Kara Walker’s new exhibition ‘Go to Hell or Atlanta, Whichever Comes First’ at Victoria Miro is one of the best shows this year. Comprised of sketches, paintings, and her trademark paper-cuts, the show is vast and yet everything feels essential.
The sketches contain fragments of highly-politicised text, with titles such as ‘I THRIVE IN CONFINEMENT’, that add an extra level of unsettling narrative to the already evocative images. The paintings are complex and gore-filled as is to be expected from her characteristically dark work but the most exciting of her pieces are upstairs and envelop an entire wall.
Her paper-cuts confront the viewer with life-sized depictions of ‘blackness’, and the political and social problematics of such a description. These silhouette portraits of imagined characters display greatly exaggerated facial characteristics that have been historically and stereotypically assigned. The hyperbolic stereotype makes overt reference to institutionalised racism and casual preconceptions that remain ingrained.
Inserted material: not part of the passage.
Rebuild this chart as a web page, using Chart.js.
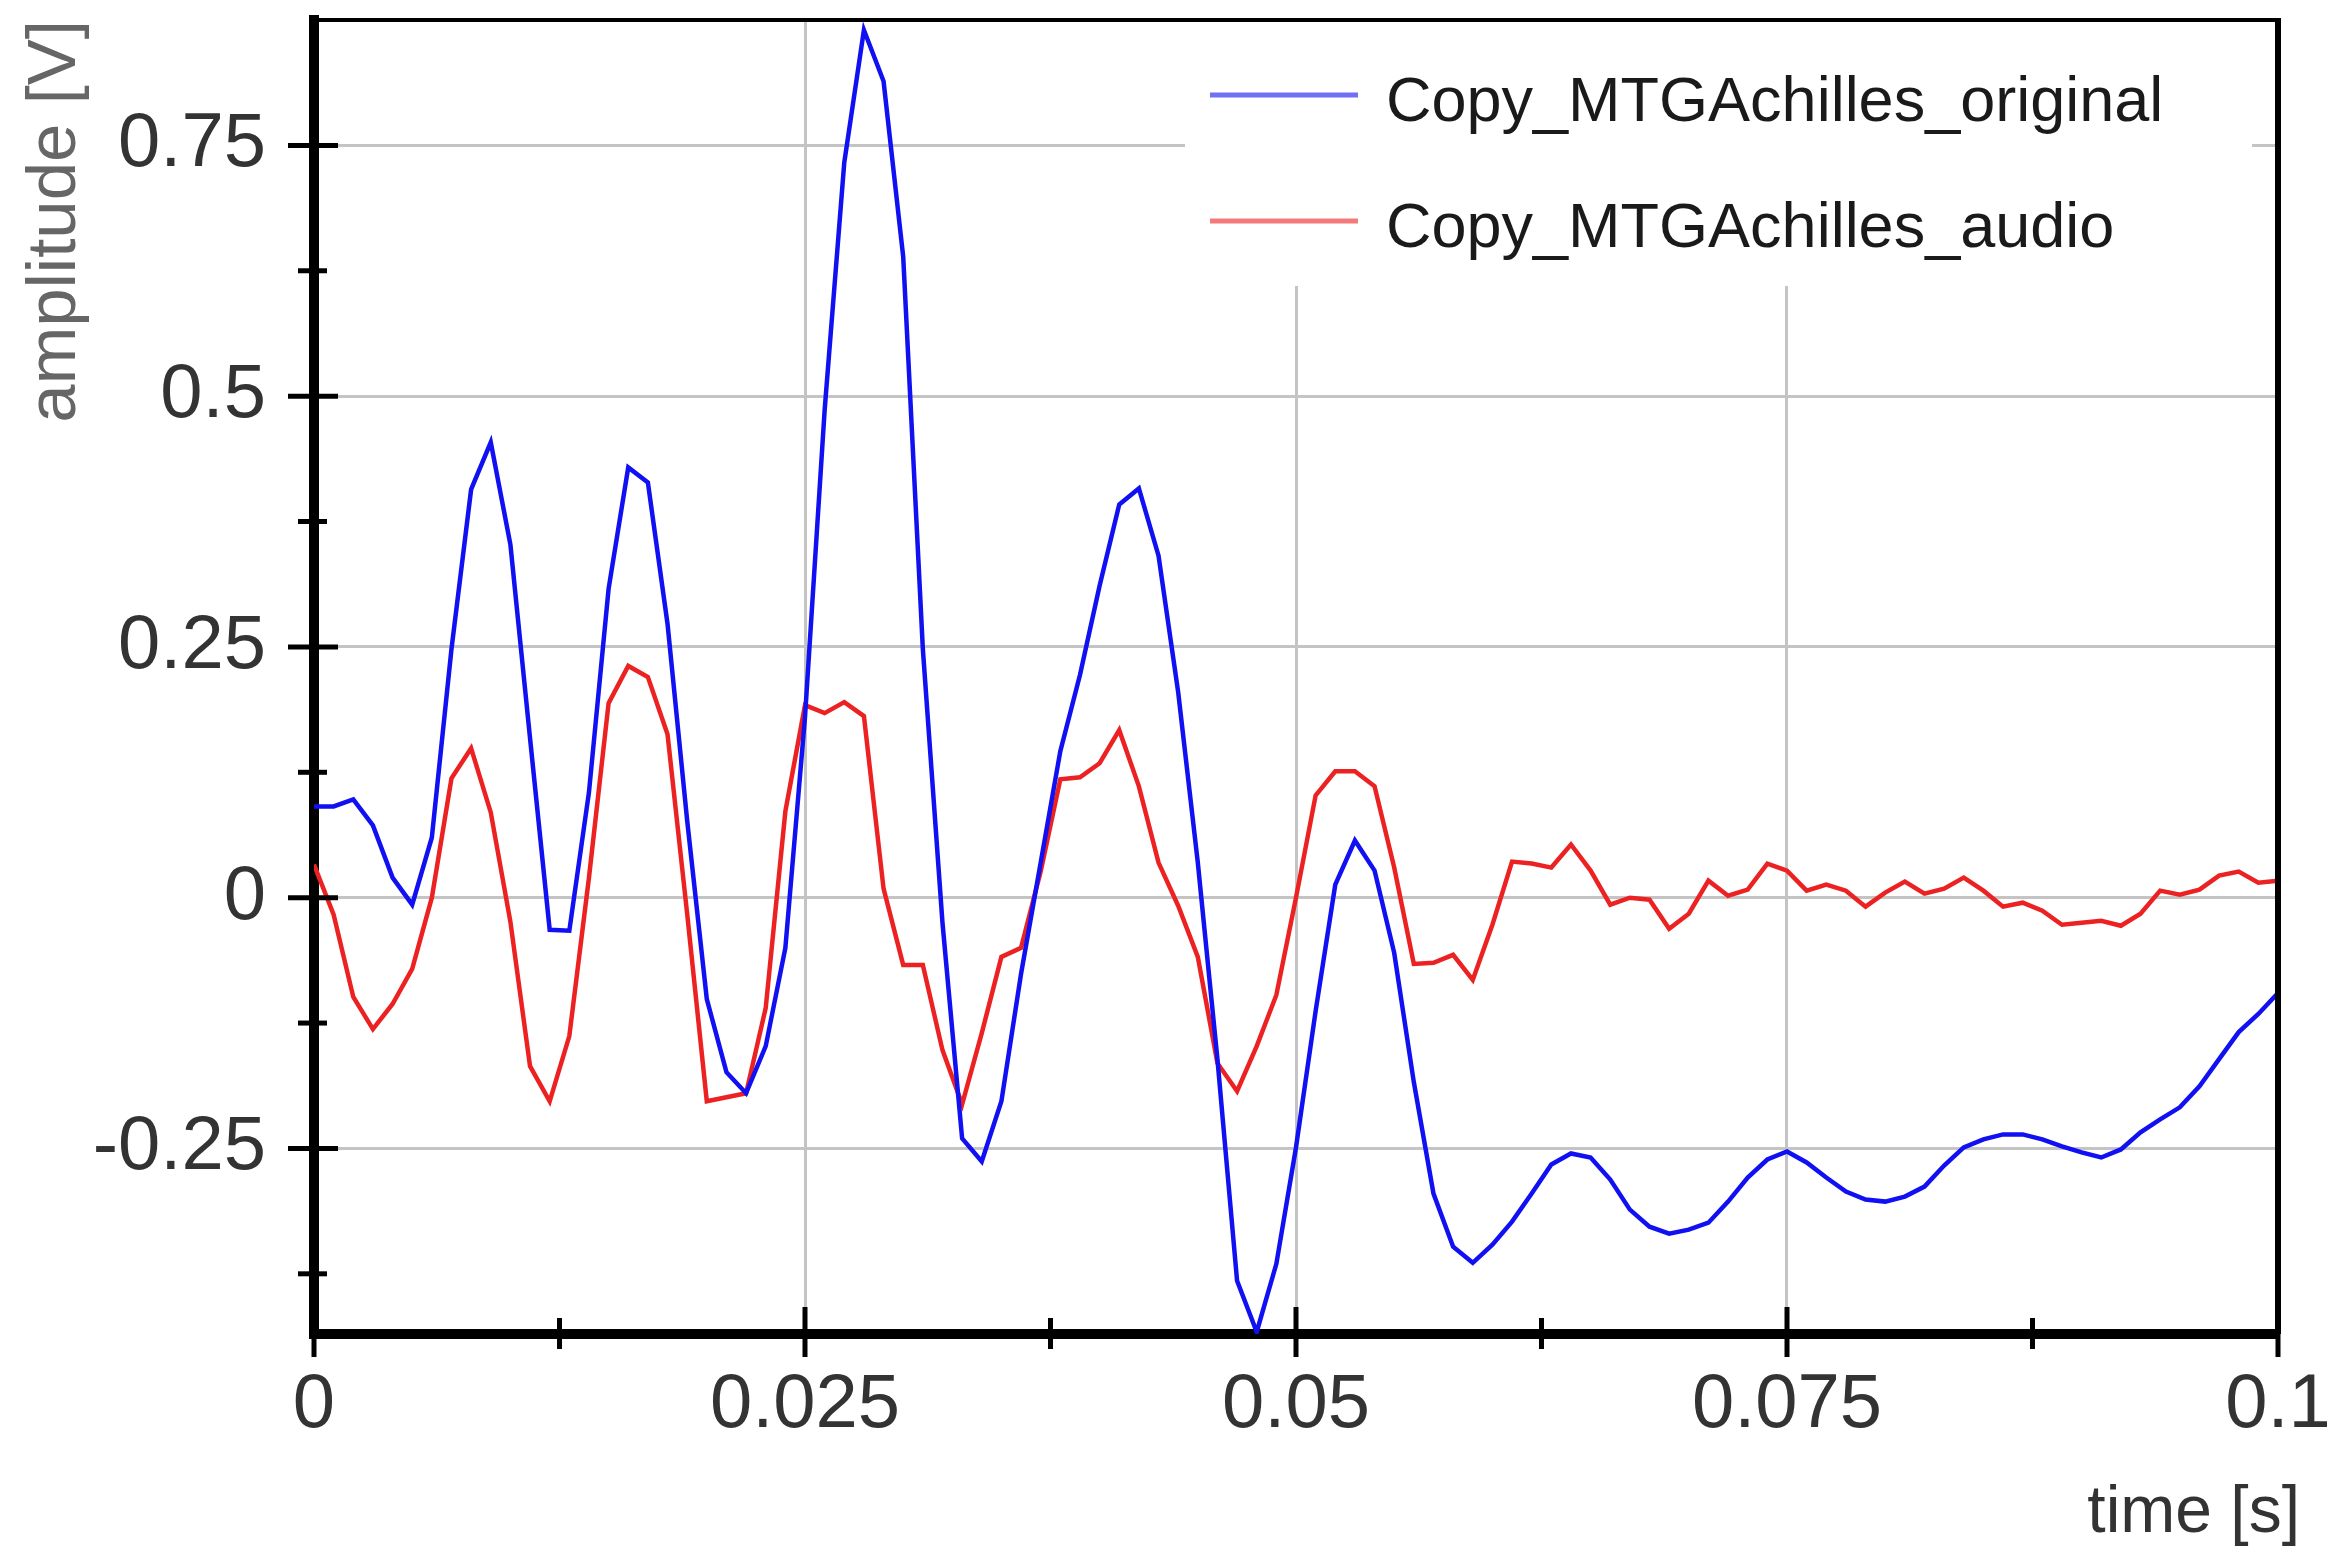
<!DOCTYPE html>
<html>
<head>
<meta charset="utf-8">
<script src="https://cdn.jsdelivr.net/npm/chart.js@4.4.1/dist/chart.umd.min.js"></script>
<style>
  html, body { margin: 0; padding: 0; background: #fff; }
  #wrap { width: 2327px; height: 1558px; }
</style>
</head>
<body>
<div id="wrap"><canvas id="chart" width="2327" height="1558"></canvas></div>
<script>
  // ── Data ─────────────────────────────────────────────────────
  const seriesNames = ['Copy_MTGAchilles_original', 'Copy_MTGAchilles_audio'];
  const seriesColors = ['#1010f2', '#ec2222'];

  // one sample per millisecond, 0 .. 0.1 s
  const originalV = [
    0.091, 0.091, 0.098, 0.072, 0.020, -0.007, 0.060, 0.248, 0.407, 0.454,
    0.352, 0.159, -0.032, -0.033, 0.105, 0.308, 0.429, 0.414, 0.273, 0.077,
    -0.101, -0.174, -0.195, -0.148, -0.050, 0.180, 0.486, 0.733, 0.865, 0.814,
    0.639, 0.248, -0.025, -0.240, -0.263, -0.203, -0.076, 0.035, 0.146, 0.222,
    0.311, 0.392, 0.408, 0.341, 0.205, 0.035, -0.161, -0.382, -0.433, -0.365,
    -0.249, -0.113, 0.013, 0.057, 0.027, -0.055, -0.184, -0.295, -0.348, -0.364,
    -0.346, -0.323, -0.295, -0.266, -0.255, -0.259, -0.281, -0.311, -0.328, -0.335,
    -0.331, -0.324, -0.303, -0.279, -0.261, -0.253, -0.264, -0.279, -0.293, -0.301,
    -0.303, -0.298, -0.288, -0.267, -0.249, -0.241, -0.236, -0.236, -0.241, -0.248,
    -0.254, -0.259, -0.251, -0.234, -0.221, -0.209, -0.188, -0.161, -0.134, -0.116,
    -0.095
  ];
  const audioV = [
    0.033, -0.017, -0.099, -0.131, -0.106, -0.071, 0.000, 0.119, 0.149, 0.085,
    -0.024, -0.168, -0.203, -0.138, 0.020, 0.194, 0.231, 0.220, 0.163, -0.016,
    -0.203, -0.199, -0.195, -0.110, 0.086, 0.192, 0.184, 0.195, 0.181, 0.009,
    -0.067, -0.067, -0.152, -0.206, -0.135, -0.059, -0.050, 0.026, 0.118, 0.120,
    0.134, 0.167, 0.111, 0.035, -0.008, -0.059, -0.165, -0.193, -0.148, -0.097,
    0.000, 0.102, 0.126, 0.126, 0.111, 0.030, -0.066, -0.065, -0.057, -0.082,
    -0.027, 0.036, 0.034, 0.030, 0.053, 0.027, -0.007, 0.000, -0.002, -0.031,
    -0.016, 0.017, 0.002, 0.008, 0.034, 0.027, 0.007, 0.013, 0.007, -0.009,
    0.005, 0.016, 0.004, 0.009, 0.020, 0.007, -0.009, -0.005, -0.013, -0.027,
    -0.025, -0.023, -0.028, -0.016, 0.007, 0.003, 0.008, 0.022, 0.026, 0.015,
    0.017
  ];
  const sampleStep = 0.001;
  const times = originalV.map((_, i) => +(i * sampleStep).toFixed(3));

  const xTicks = [0, 0.025, 0.05, 0.075, 0.1];
  const xMinorTicks = [0.0125, 0.0375, 0.0625, 0.0875];
  const yTicks = [-0.25, 0, 0.25, 0.5, 0.75];
  const yMinorTicks = [-0.375, -0.125, 0.125, 0.375, 0.625];

  // ── Plugins ──────────────────────────────────────────────────
  const FONT = "'Liberation Sans', Arial, sans-serif";

  // white legend box inside the plot, over the grid
  const legendBox = {
    id: 'legendBox',
    beforeDatasetsDraw(chart) {
      const ctx = chart.ctx;
      ctx.save();
      ctx.fillStyle = '#fff';
      ctx.fillRect(1185, 22, 1067, 264);
      chart.data.datasets.forEach((ds, i) => {
        const y = 95 + i * 126;
        ctx.globalAlpha = 0.6;
        ctx.strokeStyle = ds.borderColor;
        ctx.lineWidth = 5;
        ctx.beginPath(); ctx.moveTo(1210, y); ctx.lineTo(1358, y); ctx.stroke();
        ctx.globalAlpha = 1;
        ctx.fillStyle = '#1a1a1a';
        ctx.font = `63px ${FONT}`;
        ctx.textBaseline = 'alphabetic';
        ctx.fillText(ds.label, 1386, y + 26);
      });
      ctx.restore();
    }
  };

  // frame on top/right and tick marks crossing the axes
  const axisTicks = {
    id: 'axisTicks',
    afterLayout(chart) {
      // axis title "time [s]" sits a little past the plot's right edge
      const s = chart.scales.x;
      if (s._titleShifted) return;
      const orig = s.drawTitle;
      s.drawTitle = function () {
        const r = this.right;
        this.right = r + 22;
        orig.call(this);
        this.right = r;
      };
      s._titleShifted = true;
    },
    afterDatasetsDraw(chart) {
      const { ctx, chartArea: a, scales: { x, y } } = chart;
      ctx.save();
      ctx.strokeStyle = '#000';
      ctx.lineCap = 'butt';
      ctx.lineWidth = 4;
      ctx.beginPath(); ctx.moveTo(a.left, a.top); ctx.lineTo(a.right + 3, a.top); ctx.stroke();
      ctx.lineWidth = 6;
      ctx.beginPath(); ctx.moveTo(a.right, a.top); ctx.lineTo(a.right, a.bottom); ctx.stroke();

      const tick = (vals, len1, len2, w, horiz) => {
        ctx.lineWidth = w;
        vals.forEach(v => {
          ctx.beginPath();
          if (horiz) {
            const py = y.getPixelForValue(v);
            ctx.moveTo(a.left - len1, py); ctx.lineTo(a.left + len2, py);
          } else {
            const px = x.getPixelForValue(v);
            ctx.moveTo(px, a.bottom + len1); ctx.lineTo(px, a.bottom - len2);
          }
          ctx.stroke();
        });
      };
      tick(yTicks, 26, 24, 5, true);
      tick(yMinorTicks, 16, 13, 5, true);
      tick(xTicks, 23, 27, 5, false);
      tick(xMinorTicks, 15, 16, 5, false);
      ctx.restore();
    }
  };

  // ── Chart ────────────────────────────────────────────────────
  Chart.defaults.font.family = FONT;

  const fmt = v => String(+Number(v).toFixed(4));

  new Chart(document.getElementById('chart'), {
    type: 'line',
    data: {
      labels: times,
      datasets: [
        { label: seriesNames[0], data: originalV, borderColor: seriesColors[0], borderWidth: 4.5, pointRadius: 0, tension: 0, fill: false },
        { label: seriesNames[1], data: audioV, borderColor: seriesColors[1], borderWidth: 4.5, pointRadius: 0, tension: 0, fill: false }
      ]
    },
    options: {
      responsive: false,
      animation: false,
      devicePixelRatio: 1,
      layout: { padding: { left: 0, top: 20, right: 49, bottom: 0 } },
      plugins: { legend: { display: false }, tooltip: { enabled: false } },
      scales: {
        x: {
          type: 'linear', min: 0, max: 0.1,
          afterBuildTicks: s => { s.ticks = xTicks.map(v => ({ value: v })); },
          afterFit: s => { s.height = 1558 - 1334; s.paddingLeft = 0; s.paddingRight = 0; },
          grid: { color: '#c4c4c4', lineWidth: 3, drawTicks: false },
          border: { color: '#000', width: 10 },
          ticks: { callback: fmt, color: '#333', padding: 34, maxRotation: 0, autoSkip: false,
                   font: { size: 76, lineHeight: 1 } },
          title: { display: true, text: 'time [s]', align: 'end', color: '#333',
                   font: { size: 66, lineHeight: 1 }, padding: { top: 0, bottom: 11 } }
        },
        y: {
          min: -0.435, max: 0.875,
          afterBuildTicks: s => { s.ticks = yTicks.map(v => ({ value: v })); },
          afterFit: s => { s.width = 314; s.paddingTop = 0; s.paddingBottom = 0; },
          grid: { color: '#c4c4c4', lineWidth: 3, drawTicks: false },
          border: { color: '#000', width: 10 },
          ticks: { callback: fmt, color: '#333', padding: 48, autoSkip: false,
                   font: { size: 76, lineHeight: 1 } },
          title: { display: true, text: 'amplitude [V]', align: 'end', color: '#666',
                   font: { size: 69, lineHeight: 1 }, padding: { top: 21, bottom: 0 } }
        }
      }
    },
    plugins: [legendBox, axisTicks]
  });
</script>
</body>
</html>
All manner of atrocities occur in Walker’s works. Alongside the overt investigations of race, Walker’s works are also vocal about class and gender issues and other abuses of power. These are exposed via images of rape, aggression, police oppression, the KKK, lynching, birth, pole dancing, decapitation, war and slavery.
Those oppressed in Walker’s work are not individuals. These faceless faces stand-in for the millions who have suffered similar but unique and personal oppression. By creating faceless characters, she creates a universal symbol that can be applied to many people and across all time periods. Narratives are suggested with no real beginning or end, the timeline is unfixed. The facelessness also interrupts personal empathy, forcing the viewer to observe from a distance. There is no possibility for intervention, we are powerless and we have failed. We have become complicit.
The past cannot be altered but future events can. Walker’s work shows human abuses and failures. Compliments are less useful than criticism and for this reason a cheerful artwork cannot force us to better ourselves. We must be provoked.
The artist’s work is beautiful and difficult to look at, and in its fearlessness it forces us to ruminate. We are a flawed species, we do terrible things to each other and we try to forget. Forgetting is a useful way to suppress painful experiences but there are some things that we must force ourselves to remember so that they can never occur again.
Kara Walker provides this forced remembrance in her exhibition. She gives us humanity by exposing us to a grotesque lack of it.